→ DATA EXCERPT
++++++

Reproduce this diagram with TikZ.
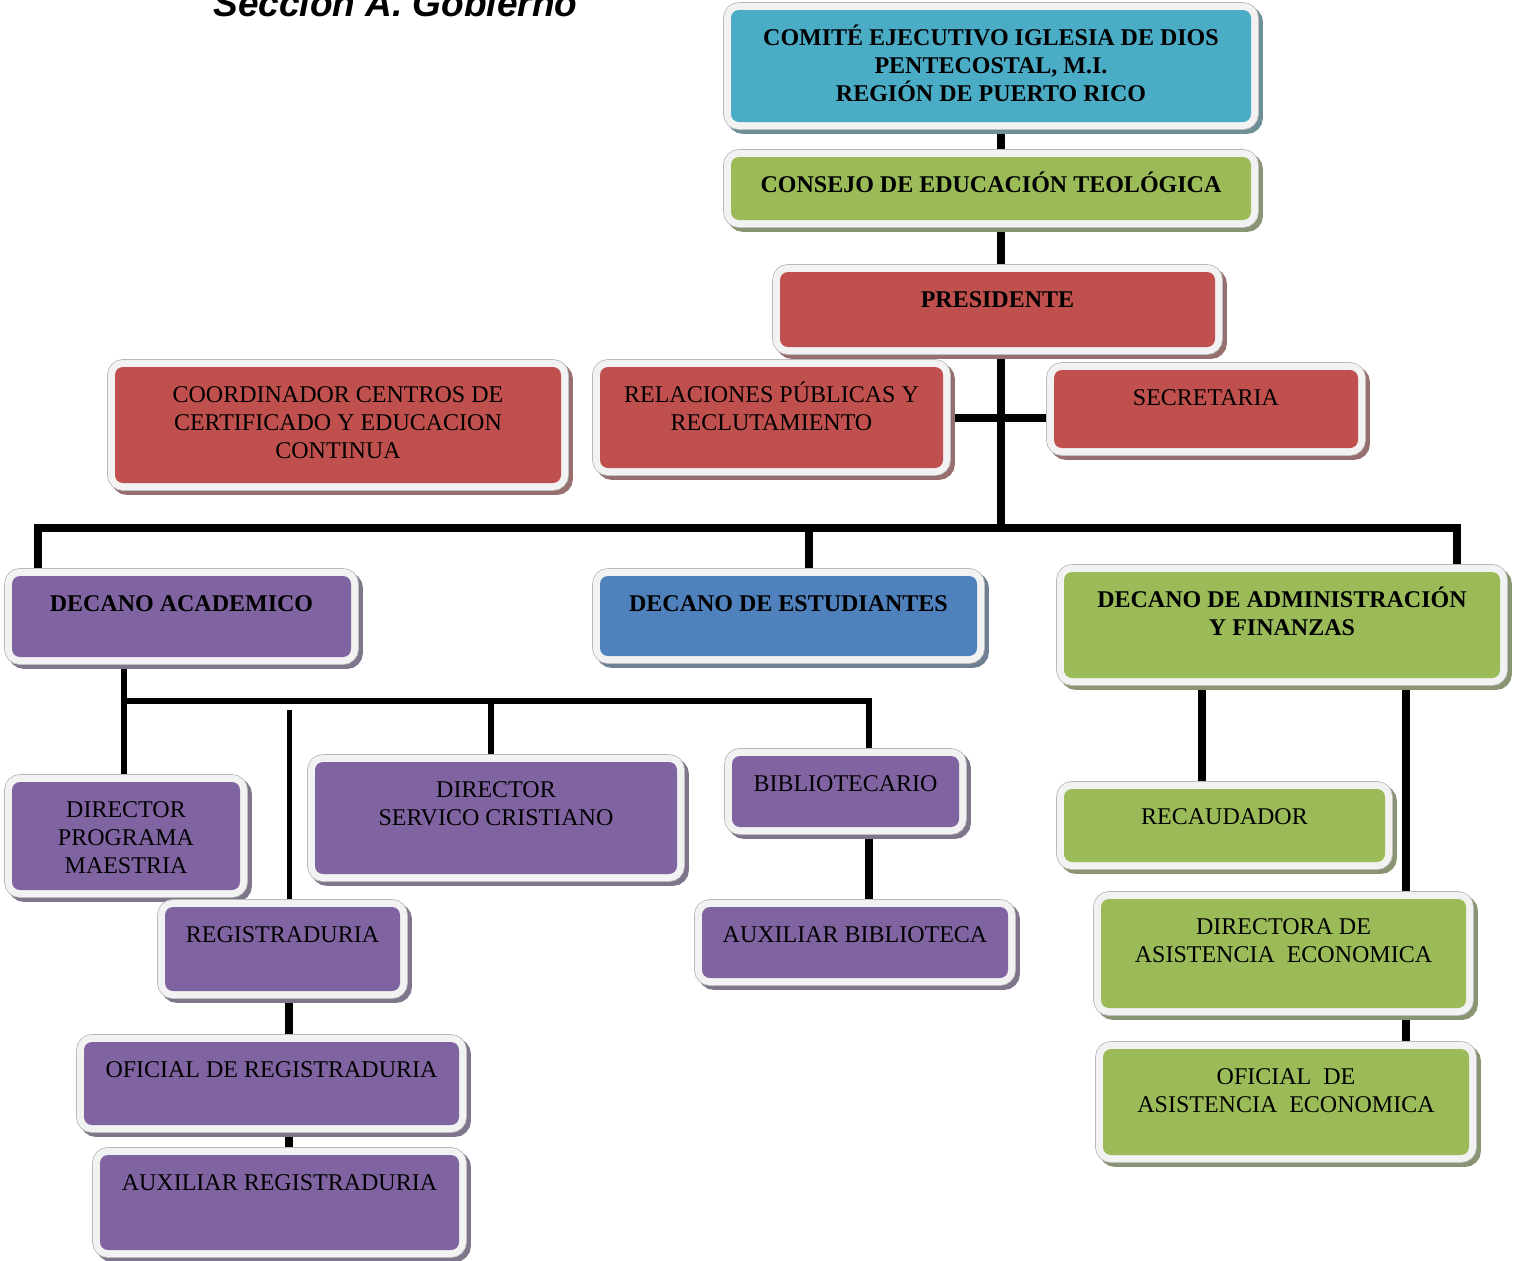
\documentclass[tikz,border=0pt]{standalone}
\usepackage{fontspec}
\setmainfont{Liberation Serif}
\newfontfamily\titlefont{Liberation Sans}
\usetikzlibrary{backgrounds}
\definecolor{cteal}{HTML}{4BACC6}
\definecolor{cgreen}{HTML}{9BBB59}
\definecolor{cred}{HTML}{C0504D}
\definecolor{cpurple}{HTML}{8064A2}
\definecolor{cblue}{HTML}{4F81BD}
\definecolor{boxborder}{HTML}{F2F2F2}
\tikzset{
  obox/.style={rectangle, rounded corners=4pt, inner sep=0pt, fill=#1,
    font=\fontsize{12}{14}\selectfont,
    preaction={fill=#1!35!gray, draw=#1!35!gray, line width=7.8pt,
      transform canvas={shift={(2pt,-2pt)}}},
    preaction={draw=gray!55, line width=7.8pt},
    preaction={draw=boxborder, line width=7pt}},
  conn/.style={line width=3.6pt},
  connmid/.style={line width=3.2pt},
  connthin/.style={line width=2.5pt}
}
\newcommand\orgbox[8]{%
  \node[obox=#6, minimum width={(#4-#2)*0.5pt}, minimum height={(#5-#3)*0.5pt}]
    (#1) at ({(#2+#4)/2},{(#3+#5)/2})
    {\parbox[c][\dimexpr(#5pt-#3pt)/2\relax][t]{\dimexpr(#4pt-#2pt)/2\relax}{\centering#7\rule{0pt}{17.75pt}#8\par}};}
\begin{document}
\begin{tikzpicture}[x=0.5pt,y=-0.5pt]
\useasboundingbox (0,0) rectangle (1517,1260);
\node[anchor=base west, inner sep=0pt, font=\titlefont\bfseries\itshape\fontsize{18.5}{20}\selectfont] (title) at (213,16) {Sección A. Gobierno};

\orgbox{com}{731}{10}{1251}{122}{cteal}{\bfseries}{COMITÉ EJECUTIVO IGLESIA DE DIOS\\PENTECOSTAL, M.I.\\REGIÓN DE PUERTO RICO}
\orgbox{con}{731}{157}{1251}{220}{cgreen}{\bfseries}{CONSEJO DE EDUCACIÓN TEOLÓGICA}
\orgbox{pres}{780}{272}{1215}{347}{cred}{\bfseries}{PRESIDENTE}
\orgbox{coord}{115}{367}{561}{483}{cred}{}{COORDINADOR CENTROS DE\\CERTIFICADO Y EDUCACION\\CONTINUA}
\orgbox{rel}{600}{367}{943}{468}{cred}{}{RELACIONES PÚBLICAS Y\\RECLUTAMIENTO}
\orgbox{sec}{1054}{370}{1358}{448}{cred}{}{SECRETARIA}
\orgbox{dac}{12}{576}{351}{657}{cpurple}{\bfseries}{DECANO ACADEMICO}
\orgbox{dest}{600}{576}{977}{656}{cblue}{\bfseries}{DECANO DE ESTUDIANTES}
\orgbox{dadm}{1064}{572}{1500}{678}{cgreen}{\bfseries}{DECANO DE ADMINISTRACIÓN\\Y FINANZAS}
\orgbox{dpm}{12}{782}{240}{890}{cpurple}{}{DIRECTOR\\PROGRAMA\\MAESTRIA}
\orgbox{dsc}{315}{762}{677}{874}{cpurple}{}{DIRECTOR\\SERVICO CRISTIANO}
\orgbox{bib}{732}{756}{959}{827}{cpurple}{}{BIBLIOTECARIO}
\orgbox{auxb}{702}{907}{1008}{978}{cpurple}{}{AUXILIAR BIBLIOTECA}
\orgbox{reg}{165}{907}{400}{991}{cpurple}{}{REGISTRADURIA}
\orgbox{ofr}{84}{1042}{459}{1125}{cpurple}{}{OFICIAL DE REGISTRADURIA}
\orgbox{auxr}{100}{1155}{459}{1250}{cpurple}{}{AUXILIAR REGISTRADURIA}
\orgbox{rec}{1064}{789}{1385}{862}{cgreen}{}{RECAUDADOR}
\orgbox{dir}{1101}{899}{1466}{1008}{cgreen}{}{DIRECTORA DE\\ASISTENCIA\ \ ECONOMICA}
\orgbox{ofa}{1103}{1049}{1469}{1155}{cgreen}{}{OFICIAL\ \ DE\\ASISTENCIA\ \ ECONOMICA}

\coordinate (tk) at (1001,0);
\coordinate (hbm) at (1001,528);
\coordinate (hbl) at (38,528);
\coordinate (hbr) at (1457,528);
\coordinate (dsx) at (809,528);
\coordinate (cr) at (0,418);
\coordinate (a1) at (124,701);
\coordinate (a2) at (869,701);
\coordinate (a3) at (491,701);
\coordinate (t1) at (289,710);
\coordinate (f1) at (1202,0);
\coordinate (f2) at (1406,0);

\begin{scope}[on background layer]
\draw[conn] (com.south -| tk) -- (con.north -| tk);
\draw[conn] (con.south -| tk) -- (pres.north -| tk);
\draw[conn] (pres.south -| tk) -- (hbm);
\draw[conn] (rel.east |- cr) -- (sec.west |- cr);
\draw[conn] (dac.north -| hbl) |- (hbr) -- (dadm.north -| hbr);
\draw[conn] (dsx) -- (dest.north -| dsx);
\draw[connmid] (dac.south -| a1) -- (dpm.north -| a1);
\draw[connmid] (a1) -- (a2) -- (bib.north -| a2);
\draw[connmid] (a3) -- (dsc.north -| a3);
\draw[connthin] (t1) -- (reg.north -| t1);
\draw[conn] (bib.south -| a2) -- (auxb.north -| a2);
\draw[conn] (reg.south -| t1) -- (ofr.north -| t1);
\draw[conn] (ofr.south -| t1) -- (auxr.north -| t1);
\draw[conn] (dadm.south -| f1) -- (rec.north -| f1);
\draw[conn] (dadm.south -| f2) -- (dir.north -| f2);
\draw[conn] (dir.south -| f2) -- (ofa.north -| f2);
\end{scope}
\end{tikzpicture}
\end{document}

++++++

→ REQUIRED TASK
Your task is to repeat the material above exactly, without its pictures.

→ OUTPUT OF THE EXERCISE
Reproduce this diagram with TikZ.
\documentclass[tikz,border=0pt]{standalone}
\usepackage{fontspec}
\setmainfont{Liberation Serif}
\newfontfamily\titlefont{Liberation Sans}
\usetikzlibrary{backgrounds}
\definecolor{cteal}{HTML}{4BACC6}
\definecolor{cgreen}{HTML}{9BBB59}
\definecolor{cred}{HTML}{C0504D}
\definecolor{cpurple}{HTML}{8064A2}
\definecolor{cblue}{HTML}{4F81BD}
\definecolor{boxborder}{HTML}{F2F2F2}
\tikzset{
  obox/.style={rectangle, rounded corners=4pt, inner sep=0pt, fill=#1,
    font=\fontsize{12}{14}\selectfont,
    preaction={fill=#1!35!gray, draw=#1!35!gray, line width=7.8pt,
      transform canvas={shift={(2pt,-2pt)}}},
    preaction={draw=gray!55, line width=7.8pt},
    preaction={draw=boxborder, line width=7pt}},
  conn/.style={line width=3.6pt},
  connmid/.style={line width=3.2pt},
  connthin/.style={line width=2.5pt}
}
\newcommand\orgbox[8]{%
  \node[obox=#6, minimum width={(#4-#2)*0.5pt}, minimum height={(#5-#3)*0.5pt}]
    (#1) at ({(#2+#4)/2},{(#3+#5)/2})
    {\parbox[c][\dimexpr(#5pt-#3pt)/2\relax][t]{\dimexpr(#4pt-#2pt)/2\relax}{\centering#7\rule{0pt}{17.75pt}#8\par}};}
\begin{document}
\begin{tikzpicture}[x=0.5pt,y=-0.5pt]
\useasboundingbox (0,0) rectangle (1517,1260);
\node[anchor=base west, inner sep=0pt, font=\titlefont\bfseries\itshape\fontsize{18.5}{20}\selectfont] (title) at (213,16) {Sección A. Gobierno};

\orgbox{com}{731}{10}{1251}{122}{cteal}{\bfseries}{COMITÉ EJECUTIVO IGLESIA DE DIOS\\PENTECOSTAL, M.I.\\REGIÓN DE PUERTO RICO}
\orgbox{con}{731}{157}{1251}{220}{cgreen}{\bfseries}{CONSEJO DE EDUCACIÓN TEOLÓGICA}
\orgbox{pres}{780}{272}{1215}{347}{cred}{\bfseries}{PRESIDENTE}
\orgbox{coord}{115}{367}{561}{483}{cred}{}{COORDINADOR CENTROS DE\\CERTIFICADO Y EDUCACION\\CONTINUA}
\orgbox{rel}{600}{367}{943}{468}{cred}{}{RELACIONES PÚBLICAS Y\\RECLUTAMIENTO}
\orgbox{sec}{1054}{370}{1358}{448}{cred}{}{SECRETARIA}
\orgbox{dac}{12}{576}{351}{657}{cpurple}{\bfseries}{DECANO ACADEMICO}
\orgbox{dest}{600}{576}{977}{656}{cblue}{\bfseries}{DECANO DE ESTUDIANTES}
\orgbox{dadm}{1064}{572}{1500}{678}{cgreen}{\bfseries}{DECANO DE ADMINISTRACIÓN\\Y FINANZAS}
\orgbox{dpm}{12}{782}{240}{890}{cpurple}{}{DIRECTOR\\PROGRAMA\\MAESTRIA}
\orgbox{dsc}{315}{762}{677}{874}{cpurple}{}{DIRECTOR\\SERVICO CRISTIANO}
\orgbox{bib}{732}{756}{959}{827}{cpurple}{}{BIBLIOTECARIO}
\orgbox{auxb}{702}{907}{1008}{978}{cpurple}{}{AUXILIAR BIBLIOTECA}
\orgbox{reg}{165}{907}{400}{991}{cpurple}{}{REGISTRADURIA}
\orgbox{ofr}{84}{1042}{459}{1125}{cpurple}{}{OFICIAL DE REGISTRADURIA}
\orgbox{auxr}{100}{1155}{459}{1250}{cpurple}{}{AUXILIAR REGISTRADURIA}
\orgbox{rec}{1064}{789}{1385}{862}{cgreen}{}{RECAUDADOR}
\orgbox{dir}{1101}{899}{1466}{1008}{cgreen}{}{DIRECTORA DE\\ASISTENCIA\ \ ECONOMICA}
\orgbox{ofa}{1103}{1049}{1469}{1155}{cgreen}{}{OFICIAL\ \ DE\\ASISTENCIA\ \ ECONOMICA}

\coordinate (tk) at (1001,0);
\coordinate (hbm) at (1001,528);
\coordinate (hbl) at (38,528);
\coordinate (hbr) at (1457,528);
\coordinate (dsx) at (809,528);
\coordinate (cr) at (0,418);
\coordinate (a1) at (124,701);
\coordinate (a2) at (869,701);
\coordinate (a3) at (491,701);
\coordinate (t1) at (289,710);
\coordinate (f1) at (1202,0);
\coordinate (f2) at (1406,0);

\begin{scope}[on background layer]
\draw[conn] (com.south -| tk) -- (con.north -| tk);
\draw[conn] (con.south -| tk) -- (pres.north -| tk);
\draw[conn] (pres.south -| tk) -- (hbm);
\draw[conn] (rel.east |- cr) -- (sec.west |- cr);
\draw[conn] (dac.north -| hbl) |- (hbr) -- (dadm.north -| hbr);
\draw[conn] (dsx) -- (dest.north -| dsx);
\draw[connmid] (dac.south -| a1) -- (dpm.north -| a1);
\draw[connmid] (a1) -- (a2) -- (bib.north -| a2);
\draw[connmid] (a3) -- (dsc.north -| a3);
\draw[connthin] (t1) -- (reg.north -| t1);
\draw[conn] (bib.south -| a2) -- (auxb.north -| a2);
\draw[conn] (reg.south -| t1) -- (ofr.north -| t1);
\draw[conn] (ofr.south -| t1) -- (auxr.north -| t1);
\draw[conn] (dadm.south -| f1) -- (rec.north -| f1);
\draw[conn] (dadm.south -| f2) -- (dir.north -| f2);
\draw[conn] (dir.south -| f2) -- (ofa.north -| f2);
\end{scope}
\end{tikzpicture}
\end{document}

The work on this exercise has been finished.